/---

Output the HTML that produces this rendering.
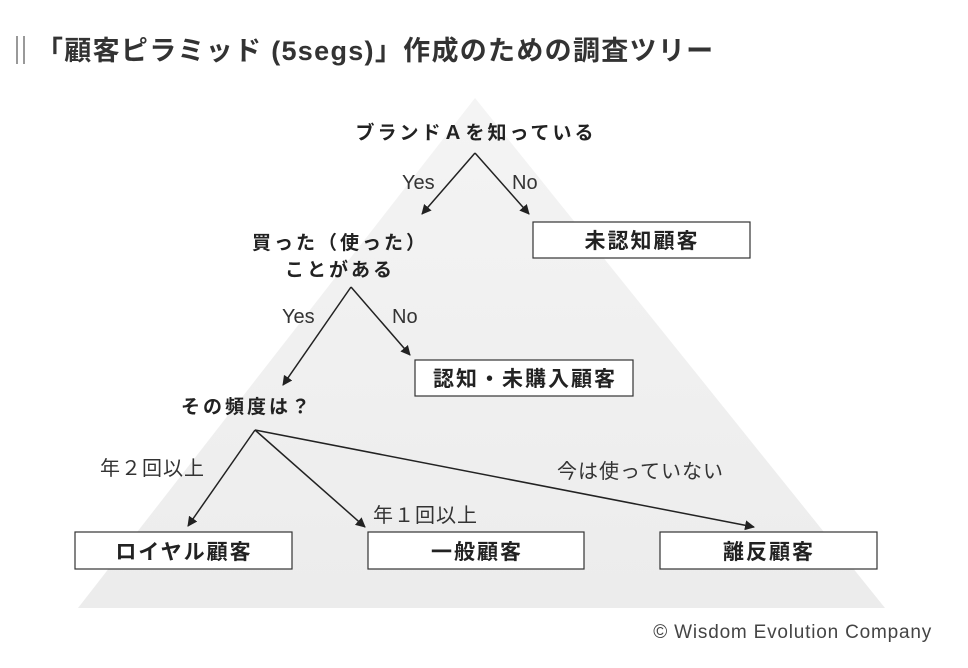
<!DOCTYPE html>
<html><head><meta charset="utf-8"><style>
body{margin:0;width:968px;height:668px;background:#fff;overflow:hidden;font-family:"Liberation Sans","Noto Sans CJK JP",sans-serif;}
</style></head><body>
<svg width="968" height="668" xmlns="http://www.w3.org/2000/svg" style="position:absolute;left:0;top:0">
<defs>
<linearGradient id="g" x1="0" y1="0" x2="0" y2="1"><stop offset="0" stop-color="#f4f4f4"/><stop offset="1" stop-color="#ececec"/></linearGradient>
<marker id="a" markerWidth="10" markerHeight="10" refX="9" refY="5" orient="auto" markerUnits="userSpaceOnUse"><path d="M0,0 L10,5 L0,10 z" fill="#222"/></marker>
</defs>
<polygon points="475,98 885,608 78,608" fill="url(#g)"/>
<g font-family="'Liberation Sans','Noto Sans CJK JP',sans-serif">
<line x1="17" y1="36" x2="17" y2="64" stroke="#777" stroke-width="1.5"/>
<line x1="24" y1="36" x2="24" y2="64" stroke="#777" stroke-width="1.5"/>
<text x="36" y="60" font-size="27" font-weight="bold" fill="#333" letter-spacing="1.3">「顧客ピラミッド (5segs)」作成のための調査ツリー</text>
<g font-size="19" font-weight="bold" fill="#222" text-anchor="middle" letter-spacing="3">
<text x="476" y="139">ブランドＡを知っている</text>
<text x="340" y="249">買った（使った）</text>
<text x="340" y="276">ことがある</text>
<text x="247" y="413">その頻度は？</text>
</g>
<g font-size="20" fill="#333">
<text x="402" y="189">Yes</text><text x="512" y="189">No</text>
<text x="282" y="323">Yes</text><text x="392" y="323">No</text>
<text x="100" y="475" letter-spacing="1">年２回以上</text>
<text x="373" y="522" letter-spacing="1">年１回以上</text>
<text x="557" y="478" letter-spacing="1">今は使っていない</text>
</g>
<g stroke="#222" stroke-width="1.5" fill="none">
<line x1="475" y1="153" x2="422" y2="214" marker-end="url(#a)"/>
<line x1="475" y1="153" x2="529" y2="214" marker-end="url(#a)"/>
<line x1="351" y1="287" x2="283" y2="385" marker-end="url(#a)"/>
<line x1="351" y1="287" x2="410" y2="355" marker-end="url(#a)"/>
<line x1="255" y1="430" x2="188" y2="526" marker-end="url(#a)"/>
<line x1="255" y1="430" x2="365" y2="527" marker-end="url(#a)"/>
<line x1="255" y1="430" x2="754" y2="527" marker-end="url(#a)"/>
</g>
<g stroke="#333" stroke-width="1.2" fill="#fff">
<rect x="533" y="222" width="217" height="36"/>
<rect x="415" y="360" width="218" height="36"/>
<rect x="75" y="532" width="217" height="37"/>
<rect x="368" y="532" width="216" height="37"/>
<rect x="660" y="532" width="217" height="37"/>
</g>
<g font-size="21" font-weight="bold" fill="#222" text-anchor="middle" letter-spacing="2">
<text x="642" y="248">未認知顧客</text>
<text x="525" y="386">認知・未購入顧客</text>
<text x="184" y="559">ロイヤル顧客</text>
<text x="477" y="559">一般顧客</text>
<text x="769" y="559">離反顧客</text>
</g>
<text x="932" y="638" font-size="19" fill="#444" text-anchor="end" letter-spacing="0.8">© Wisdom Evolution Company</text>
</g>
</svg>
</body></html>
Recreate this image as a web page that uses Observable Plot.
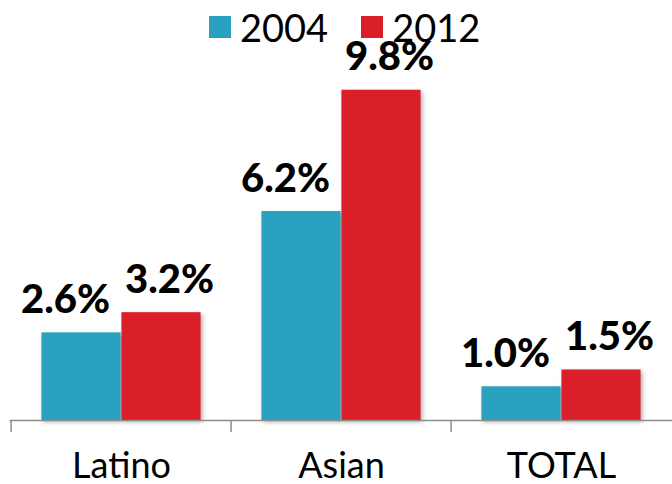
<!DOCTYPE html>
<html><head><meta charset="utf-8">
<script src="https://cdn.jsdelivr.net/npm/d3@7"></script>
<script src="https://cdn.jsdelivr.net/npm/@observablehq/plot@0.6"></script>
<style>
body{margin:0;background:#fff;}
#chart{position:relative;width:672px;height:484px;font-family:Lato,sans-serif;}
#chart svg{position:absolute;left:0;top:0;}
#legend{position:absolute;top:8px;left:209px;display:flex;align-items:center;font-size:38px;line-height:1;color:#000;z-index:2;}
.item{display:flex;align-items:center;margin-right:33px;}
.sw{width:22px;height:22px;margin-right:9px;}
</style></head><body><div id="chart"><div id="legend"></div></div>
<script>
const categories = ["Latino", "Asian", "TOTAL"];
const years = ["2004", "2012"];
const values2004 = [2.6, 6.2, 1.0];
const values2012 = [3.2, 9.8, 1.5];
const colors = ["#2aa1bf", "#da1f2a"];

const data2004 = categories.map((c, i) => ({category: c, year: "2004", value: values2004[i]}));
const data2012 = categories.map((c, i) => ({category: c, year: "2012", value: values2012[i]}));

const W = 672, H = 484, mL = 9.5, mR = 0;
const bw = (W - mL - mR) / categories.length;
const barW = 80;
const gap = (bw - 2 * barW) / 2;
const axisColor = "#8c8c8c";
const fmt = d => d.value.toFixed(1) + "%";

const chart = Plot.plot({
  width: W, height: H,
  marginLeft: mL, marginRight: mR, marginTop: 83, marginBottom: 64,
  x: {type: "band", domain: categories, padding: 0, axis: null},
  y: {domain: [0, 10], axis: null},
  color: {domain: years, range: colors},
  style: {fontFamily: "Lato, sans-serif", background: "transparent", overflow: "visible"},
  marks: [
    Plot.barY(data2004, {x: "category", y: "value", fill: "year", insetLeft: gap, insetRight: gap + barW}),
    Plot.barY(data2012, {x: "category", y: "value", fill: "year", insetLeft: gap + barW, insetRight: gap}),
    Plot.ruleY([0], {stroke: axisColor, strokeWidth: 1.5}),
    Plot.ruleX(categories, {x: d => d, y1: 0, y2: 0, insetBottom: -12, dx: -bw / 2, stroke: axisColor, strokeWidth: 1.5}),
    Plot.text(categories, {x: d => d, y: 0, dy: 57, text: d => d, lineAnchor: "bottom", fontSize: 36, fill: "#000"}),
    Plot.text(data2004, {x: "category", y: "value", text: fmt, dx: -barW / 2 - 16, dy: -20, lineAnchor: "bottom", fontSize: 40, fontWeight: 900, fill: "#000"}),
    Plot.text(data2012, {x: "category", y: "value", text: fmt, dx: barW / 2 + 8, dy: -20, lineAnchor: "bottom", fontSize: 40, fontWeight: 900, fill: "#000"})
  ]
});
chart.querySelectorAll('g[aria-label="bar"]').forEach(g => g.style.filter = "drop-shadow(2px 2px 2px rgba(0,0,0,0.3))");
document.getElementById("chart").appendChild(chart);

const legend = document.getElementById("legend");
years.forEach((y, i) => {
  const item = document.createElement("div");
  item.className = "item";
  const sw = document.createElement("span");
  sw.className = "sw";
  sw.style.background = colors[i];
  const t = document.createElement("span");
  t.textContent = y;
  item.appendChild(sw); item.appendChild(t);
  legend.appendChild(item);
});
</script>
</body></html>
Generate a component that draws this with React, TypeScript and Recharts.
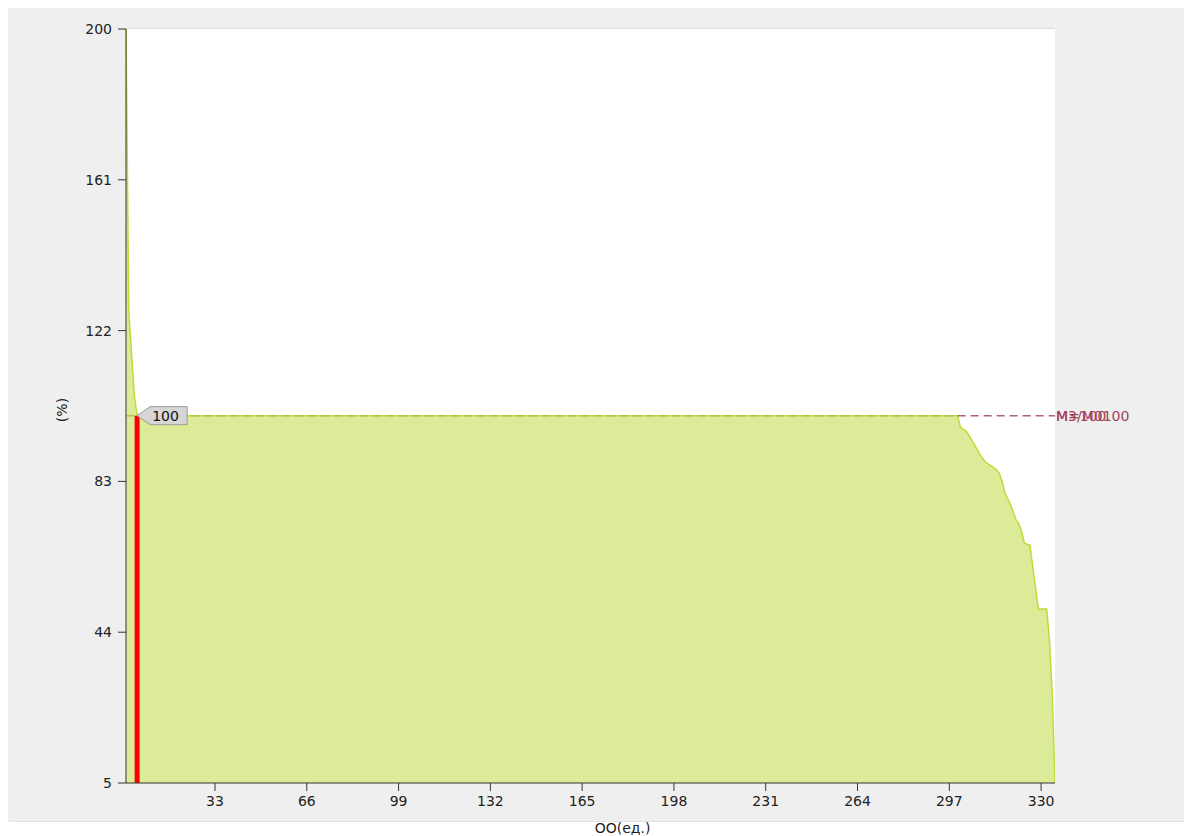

\---

> _EXERCISE_:
Without the images, write out each line of the data verbatim.

> _THE RESULT_:
Output the HTML that produces this rendering.
<!DOCTYPE html>
<html><head><meta charset="utf-8"><style>
body{margin:0;width:968px;height:668px;background:#fff;overflow:hidden;font-family:"Liberation Sans","Noto Sans CJK JP",sans-serif;}
</style></head><body>
<svg width="968" height="668" xmlns="http://www.w3.org/2000/svg" style="position:absolute;left:0;top:0">
<defs>
<linearGradient id="g" x1="0" y1="0" x2="0" y2="1"><stop offset="0" stop-color="#f4f4f4"/><stop offset="1" stop-color="#ececec"/></linearGradient>
<marker id="a" markerWidth="10" markerHeight="10" refX="9" refY="5" orient="auto" markerUnits="userSpaceOnUse"><path d="M0,0 L10,5 L0,10 z" fill="#222"/></marker>
</defs>
<polygon points="475,98 885,608 78,608" fill="url(#g)"/>
<g font-family="'Liberation Sans','Noto Sans CJK JP',sans-serif">
<line x1="17" y1="36" x2="17" y2="64" stroke="#777" stroke-width="1.5"/>
<line x1="24" y1="36" x2="24" y2="64" stroke="#777" stroke-width="1.5"/>
<text x="36" y="60" font-size="27" font-weight="bold" fill="#333" letter-spacing="1.3">「顧客ピラミッド (5segs)」作成のための調査ツリー</text>
<g font-size="19" font-weight="bold" fill="#222" text-anchor="middle" letter-spacing="3">
<text x="476" y="139">ブランドＡを知っている</text>
<text x="340" y="249">買った（使った）</text>
<text x="340" y="276">ことがある</text>
<text x="247" y="413">その頻度は？</text>
</g>
<g font-size="20" fill="#333">
<text x="402" y="189">Yes</text><text x="512" y="189">No</text>
<text x="282" y="323">Yes</text><text x="392" y="323">No</text>
<text x="100" y="475" letter-spacing="1">年２回以上</text>
<text x="373" y="522" letter-spacing="1">年１回以上</text>
<text x="557" y="478" letter-spacing="1">今は使っていない</text>
</g>
<g stroke="#222" stroke-width="1.5" fill="none">
<line x1="475" y1="153" x2="422" y2="214" marker-end="url(#a)"/>
<line x1="475" y1="153" x2="529" y2="214" marker-end="url(#a)"/>
<line x1="351" y1="287" x2="283" y2="385" marker-end="url(#a)"/>
<line x1="351" y1="287" x2="410" y2="355" marker-end="url(#a)"/>
<line x1="255" y1="430" x2="188" y2="526" marker-end="url(#a)"/>
<line x1="255" y1="430" x2="365" y2="527" marker-end="url(#a)"/>
<line x1="255" y1="430" x2="754" y2="527" marker-end="url(#a)"/>
</g>
<g stroke="#333" stroke-width="1.2" fill="#fff">
<rect x="533" y="222" width="217" height="36"/>
<rect x="415" y="360" width="218" height="36"/>
<rect x="75" y="532" width="217" height="37"/>
<rect x="368" y="532" width="216" height="37"/>
<rect x="660" y="532" width="217" height="37"/>
</g>
<g font-size="21" font-weight="bold" fill="#222" text-anchor="middle" letter-spacing="2">
<text x="642" y="248">未認知顧客</text>
<text x="525" y="386">認知・未購入顧客</text>
<text x="184" y="559">ロイヤル顧客</text>
<text x="477" y="559">一般顧客</text>
<text x="769" y="559">離反顧客</text>
</g>
<text x="932" y="638" font-size="19" fill="#444" text-anchor="end" letter-spacing="0.8">© Wisdom Evolution Company</text>
</g>
</svg>
</body></html>
Recreate this image as a web page that uses Observable Plot.
<!DOCTYPE html>
<html><head><meta charset="utf-8">
<script src="https://cdn.jsdelivr.net/npm/d3@7"></script>
<script src="https://cdn.jsdelivr.net/npm/@observablehq/plot@0.6"></script>
<style>
body{margin:0;background:#fff;}
#chart{position:relative;width:672px;height:484px;font-family:Lato,sans-serif;}
#chart svg{position:absolute;left:0;top:0;}
#legend{position:absolute;top:8px;left:209px;display:flex;align-items:center;font-size:38px;line-height:1;color:#000;z-index:2;}
.item{display:flex;align-items:center;margin-right:33px;}
.sw{width:22px;height:22px;margin-right:9px;}
</style></head><body><div id="chart"><div id="legend"></div></div>
<script>
const categories = ["Latino", "Asian", "TOTAL"];
const years = ["2004", "2012"];
const values2004 = [2.6, 6.2, 1.0];
const values2012 = [3.2, 9.8, 1.5];
const colors = ["#2aa1bf", "#da1f2a"];

const data2004 = categories.map((c, i) => ({category: c, year: "2004", value: values2004[i]}));
const data2012 = categories.map((c, i) => ({category: c, year: "2012", value: values2012[i]}));

const W = 672, H = 484, mL = 9.5, mR = 0;
const bw = (W - mL - mR) / categories.length;
const barW = 80;
const gap = (bw - 2 * barW) / 2;
const axisColor = "#8c8c8c";
const fmt = d => d.value.toFixed(1) + "%";

const chart = Plot.plot({
  width: W, height: H,
  marginLeft: mL, marginRight: mR, marginTop: 83, marginBottom: 64,
  x: {type: "band", domain: categories, padding: 0, axis: null},
  y: {domain: [0, 10], axis: null},
  color: {domain: years, range: colors},
  style: {fontFamily: "Lato, sans-serif", background: "transparent", overflow: "visible"},
  marks: [
    Plot.barY(data2004, {x: "category", y: "value", fill: "year", insetLeft: gap, insetRight: gap + barW}),
    Plot.barY(data2012, {x: "category", y: "value", fill: "year", insetLeft: gap + barW, insetRight: gap}),
    Plot.ruleY([0], {stroke: axisColor, strokeWidth: 1.5}),
    Plot.ruleX(categories, {x: d => d, y1: 0, y2: 0, insetBottom: -12, dx: -bw / 2, stroke: axisColor, strokeWidth: 1.5}),
    Plot.text(categories, {x: d => d, y: 0, dy: 57, text: d => d, lineAnchor: "bottom", fontSize: 36, fill: "#000"}),
    Plot.text(data2004, {x: "category", y: "value", text: fmt, dx: -barW / 2 - 16, dy: -20, lineAnchor: "bottom", fontSize: 40, fontWeight: 900, fill: "#000"}),
    Plot.text(data2012, {x: "category", y: "value", text: fmt, dx: barW / 2 + 8, dy: -20, lineAnchor: "bottom", fontSize: 40, fontWeight: 900, fill: "#000"})
  ]
});
chart.querySelectorAll('g[aria-label="bar"]').forEach(g => g.style.filter = "drop-shadow(2px 2px 2px rgba(0,0,0,0.3))");
document.getElementById("chart").appendChild(chart);

const legend = document.getElementById("legend");
years.forEach((y, i) => {
  const item = document.createElement("div");
  item.className = "item";
  const sw = document.createElement("span");
  sw.className = "sw";
  sw.style.background = colors[i];
  const t = document.createElement("span");
  t.textContent = y;
  item.appendChild(sw); item.appendChild(t);
  legend.appendChild(item);
});
</script>
</body></html>
Generate a component that draws this with React, TypeScript and Recharts.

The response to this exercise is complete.